The industry is adapting to liquid-cooled battery packs -- to riddling a high-voltage, impact-prone, structure with electrically conductive cooling fluid, which the new PHEVs are suddenly demanding. Previous hybrid (HEV) and electric vehicle (EV) batteries have been air-cooled, with the notable exception of the Tesla roadster and its touchy cobalt Li-ion chemistry (inverters have often been liquid-cooled, but are physically more compact and do not contain much energy storage). The PHEV, which is nominally in the middle of the electrification spectrum, in practice works its batteries much harder than either of the other two architectures (this is one of the reasons why it has been the last of the architectures to be deployed commercially).
The PHEV Prius avoided having to liquid-cool its battery on account of having a limited specification for range and speed.
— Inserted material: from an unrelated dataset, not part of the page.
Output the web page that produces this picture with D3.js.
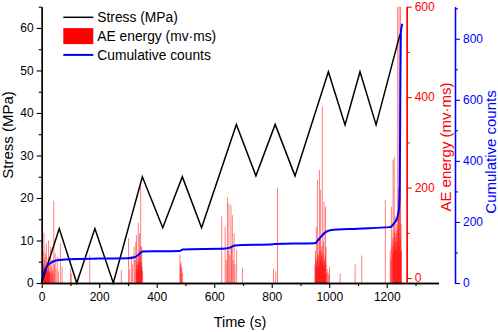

Nevertheless, notes CalCars technical lead Ron Gremban, “They had to triple up the battery fans; they’re working the air cooling very hard.”
And what about the difference between the LG manganese Li-ion battery and the A123 nanophosphate, which GM bypassed for the Volt (due, it now seems, to production capacity concerns)? Battery chemistry was not the upfront cause of the fire, but might a more-resistant chemistry have prevented a fire in the face of the short circuit? Both of these Li-ion subchemistries are more fire-resistant than the cobalt Li-ion used in laptop computers, but phosphate has a particularly good reputation. However, according to Electron Vault CEO (and former Tesla Motors Chief scientist) Rob Ferber, “There are unsafe reactions you can trigger in phosphate if you push it hard enough.” He concludes, “At these power levels, you need absolute system design integrity, regardless of chemistry.”
Teams inside the auto makers are likely to be intensively reviewing the entire battery cooling system. One hopes that there will be no further lurking traps to be found. There will likely be further evolution (perhaps in the push to invent a sufficiently cheap, fire-resistant liquid polymer coolant). There is historical precedent for the industry successfully completing the present cooling transition. The electric power industry climbed a similar learning curve with liquid-cooled generators, in a horrifically higher voltage environment (although the industry waited almost a century to tackle it).
Ron Gremban adds, “Liquid battery cooling is basically a good thing; it gives better lifetime and overheat safety. Ford is boasting of it in the Focus, relative to the [air cooled] Nissan Leaf.”